» **Your instructions**: Every line below should be copied exactly; drop the pictures.

## begin

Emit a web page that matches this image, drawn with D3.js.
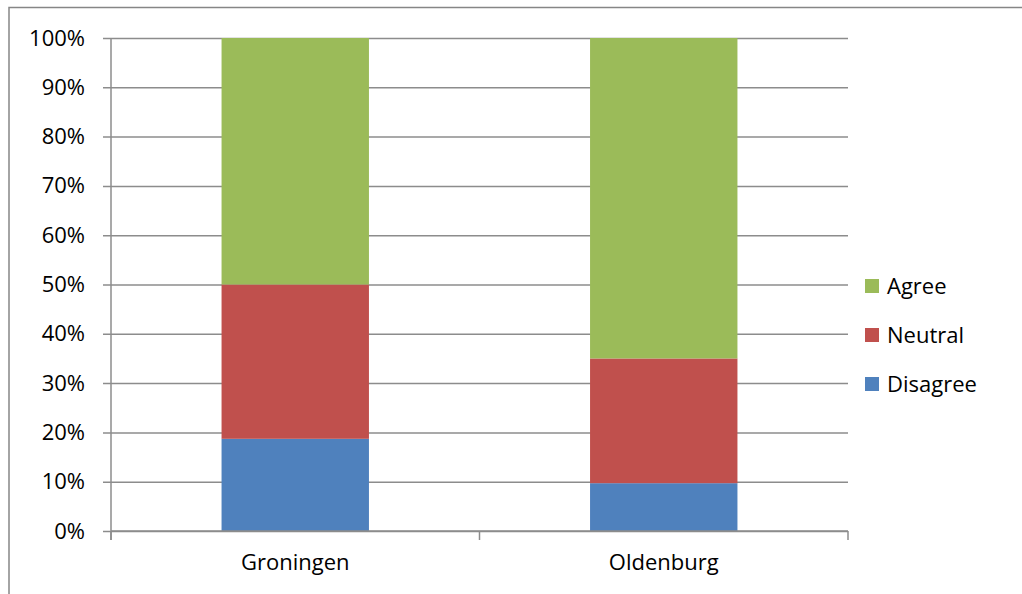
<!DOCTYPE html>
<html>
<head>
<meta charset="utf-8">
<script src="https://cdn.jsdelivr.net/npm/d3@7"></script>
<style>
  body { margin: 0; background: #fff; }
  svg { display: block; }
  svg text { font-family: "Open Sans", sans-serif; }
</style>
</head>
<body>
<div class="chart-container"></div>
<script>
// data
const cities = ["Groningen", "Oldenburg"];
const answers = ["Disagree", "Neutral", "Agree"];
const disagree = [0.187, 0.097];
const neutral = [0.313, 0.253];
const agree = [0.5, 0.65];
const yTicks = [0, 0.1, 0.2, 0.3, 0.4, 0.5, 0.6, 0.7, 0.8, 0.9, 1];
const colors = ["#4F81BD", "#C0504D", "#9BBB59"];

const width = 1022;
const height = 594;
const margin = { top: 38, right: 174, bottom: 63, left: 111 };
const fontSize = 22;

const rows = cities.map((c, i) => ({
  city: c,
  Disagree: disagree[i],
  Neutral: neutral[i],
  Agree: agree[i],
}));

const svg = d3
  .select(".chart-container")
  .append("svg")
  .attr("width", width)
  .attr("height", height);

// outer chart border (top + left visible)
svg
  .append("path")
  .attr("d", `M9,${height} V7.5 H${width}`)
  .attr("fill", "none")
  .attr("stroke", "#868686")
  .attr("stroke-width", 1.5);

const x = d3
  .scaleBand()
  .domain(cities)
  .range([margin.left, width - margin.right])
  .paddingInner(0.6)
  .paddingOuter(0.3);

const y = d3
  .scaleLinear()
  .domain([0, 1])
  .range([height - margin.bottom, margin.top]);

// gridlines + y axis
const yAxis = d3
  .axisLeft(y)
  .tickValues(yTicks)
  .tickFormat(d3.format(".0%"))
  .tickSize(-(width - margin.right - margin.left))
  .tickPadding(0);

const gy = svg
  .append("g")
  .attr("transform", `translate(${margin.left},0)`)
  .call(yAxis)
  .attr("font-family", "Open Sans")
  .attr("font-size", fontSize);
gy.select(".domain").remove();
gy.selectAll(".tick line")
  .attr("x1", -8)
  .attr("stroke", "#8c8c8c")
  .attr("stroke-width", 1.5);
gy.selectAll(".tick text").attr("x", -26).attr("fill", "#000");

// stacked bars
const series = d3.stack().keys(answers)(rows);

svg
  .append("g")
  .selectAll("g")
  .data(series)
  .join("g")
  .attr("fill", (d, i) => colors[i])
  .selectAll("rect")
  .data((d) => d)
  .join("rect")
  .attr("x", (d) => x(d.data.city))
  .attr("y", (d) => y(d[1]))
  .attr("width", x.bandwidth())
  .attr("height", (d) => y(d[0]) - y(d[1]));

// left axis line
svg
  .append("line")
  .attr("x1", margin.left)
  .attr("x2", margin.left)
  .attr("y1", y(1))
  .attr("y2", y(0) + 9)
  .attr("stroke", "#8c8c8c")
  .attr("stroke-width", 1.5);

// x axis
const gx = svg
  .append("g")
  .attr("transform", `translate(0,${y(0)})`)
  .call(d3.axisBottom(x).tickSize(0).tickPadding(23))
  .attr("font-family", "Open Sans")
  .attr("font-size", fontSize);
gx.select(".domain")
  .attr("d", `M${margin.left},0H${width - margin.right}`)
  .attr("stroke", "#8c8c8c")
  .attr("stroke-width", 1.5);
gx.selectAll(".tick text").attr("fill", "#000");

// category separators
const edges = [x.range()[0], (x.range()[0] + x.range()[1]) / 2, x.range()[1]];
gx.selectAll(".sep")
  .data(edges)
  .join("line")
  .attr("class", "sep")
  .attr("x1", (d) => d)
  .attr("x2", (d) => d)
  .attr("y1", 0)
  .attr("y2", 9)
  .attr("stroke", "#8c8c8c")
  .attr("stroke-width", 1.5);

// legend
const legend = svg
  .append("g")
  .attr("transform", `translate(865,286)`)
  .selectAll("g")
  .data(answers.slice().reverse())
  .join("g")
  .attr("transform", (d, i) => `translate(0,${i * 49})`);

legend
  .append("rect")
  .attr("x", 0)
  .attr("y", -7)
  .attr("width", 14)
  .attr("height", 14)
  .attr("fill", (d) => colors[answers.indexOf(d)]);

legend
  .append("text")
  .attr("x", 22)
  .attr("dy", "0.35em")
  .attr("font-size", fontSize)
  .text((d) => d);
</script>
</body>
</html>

## end

» **The reply**:
Emit a web page that matches this image, drawn with D3.js.
<!DOCTYPE html>
<html>
<head>
<meta charset="utf-8">
<script src="https://cdn.jsdelivr.net/npm/d3@7"></script>
<style>
  body { margin: 0; background: #fff; }
  svg { display: block; }
  svg text { font-family: "Open Sans", sans-serif; }
</style>
</head>
<body>
<div class="chart-container"></div>
<script>
// data
const cities = ["Groningen", "Oldenburg"];
const answers = ["Disagree", "Neutral", "Agree"];
const disagree = [0.187, 0.097];
const neutral = [0.313, 0.253];
const agree = [0.5, 0.65];
const yTicks = [0, 0.1, 0.2, 0.3, 0.4, 0.5, 0.6, 0.7, 0.8, 0.9, 1];
const colors = ["#4F81BD", "#C0504D", "#9BBB59"];

const width = 1022;
const height = 594;
const margin = { top: 38, right: 174, bottom: 63, left: 111 };
const fontSize = 22;

const rows = cities.map((c, i) => ({
  city: c,
  Disagree: disagree[i],
  Neutral: neutral[i],
  Agree: agree[i],
}));

const svg = d3
  .select(".chart-container")
  .append("svg")
  .attr("width", width)
  .attr("height", height);

// outer chart border (top + left visible)
svg
  .append("path")
  .attr("d", `M9,${height} V7.5 H${width}`)
  .attr("fill", "none")
  .attr("stroke", "#868686")
  .attr("stroke-width", 1.5);

const x = d3
  .scaleBand()
  .domain(cities)
  .range([margin.left, width - margin.right])
  .paddingInner(0.6)
  .paddingOuter(0.3);

const y = d3
  .scaleLinear()
  .domain([0, 1])
  .range([height - margin.bottom, margin.top]);

// gridlines + y axis
const yAxis = d3
  .axisLeft(y)
  .tickValues(yTicks)
  .tickFormat(d3.format(".0%"))
  .tickSize(-(width - margin.right - margin.left))
  .tickPadding(0);

const gy = svg
  .append("g")
  .attr("transform", `translate(${margin.left},0)`)
  .call(yAxis)
  .attr("font-family", "Open Sans")
  .attr("font-size", fontSize);
gy.select(".domain").remove();
gy.selectAll(".tick line")
  .attr("x1", -8)
  .attr("stroke", "#8c8c8c")
  .attr("stroke-width", 1.5);
gy.selectAll(".tick text").attr("x", -26).attr("fill", "#000");

// stacked bars
const series = d3.stack().keys(answers)(rows);

svg
  .append("g")
  .selectAll("g")
  .data(series)
  .join("g")
  .attr("fill", (d, i) => colors[i])
  .selectAll("rect")
  .data((d) => d)
  .join("rect")
  .attr("x", (d) => x(d.data.city))
  .attr("y", (d) => y(d[1]))
  .attr("width", x.bandwidth())
  .attr("height", (d) => y(d[0]) - y(d[1]));

// left axis line
svg
  .append("line")
  .attr("x1", margin.left)
  .attr("x2", margin.left)
  .attr("y1", y(1))
  .attr("y2", y(0) + 9)
  .attr("stroke", "#8c8c8c")
  .attr("stroke-width", 1.5);

// x axis
const gx = svg
  .append("g")
  .attr("transform", `translate(0,${y(0)})`)
  .call(d3.axisBottom(x).tickSize(0).tickPadding(23))
  .attr("font-family", "Open Sans")
  .attr("font-size", fontSize);
gx.select(".domain")
  .attr("d", `M${margin.left},0H${width - margin.right}`)
  .attr("stroke", "#8c8c8c")
  .attr("stroke-width", 1.5);
gx.selectAll(".tick text").attr("fill", "#000");

// category separators
const edges = [x.range()[0], (x.range()[0] + x.range()[1]) / 2, x.range()[1]];
gx.selectAll(".sep")
  .data(edges)
  .join("line")
  .attr("class", "sep")
  .attr("x1", (d) => d)
  .attr("x2", (d) => d)
  .attr("y1", 0)
  .attr("y2", 9)
  .attr("stroke", "#8c8c8c")
  .attr("stroke-width", 1.5);

// legend
const legend = svg
  .append("g")
  .attr("transform", `translate(865,286)`)
  .selectAll("g")
  .data(answers.slice().reverse())
  .join("g")
  .attr("transform", (d, i) => `translate(0,${i * 49})`);

legend
  .append("rect")
  .attr("x", 0)
  .attr("y", -7)
  .attr("width", 14)
  .attr("height", 14)
  .attr("fill", (d) => colors[answers.indexOf(d)]);

legend
  .append("text")
  .attr("x", 22)
  .attr("dy", "0.35em")
  .attr("font-size", fontSize)
  .text((d) => d);
</script>
</body>
</html>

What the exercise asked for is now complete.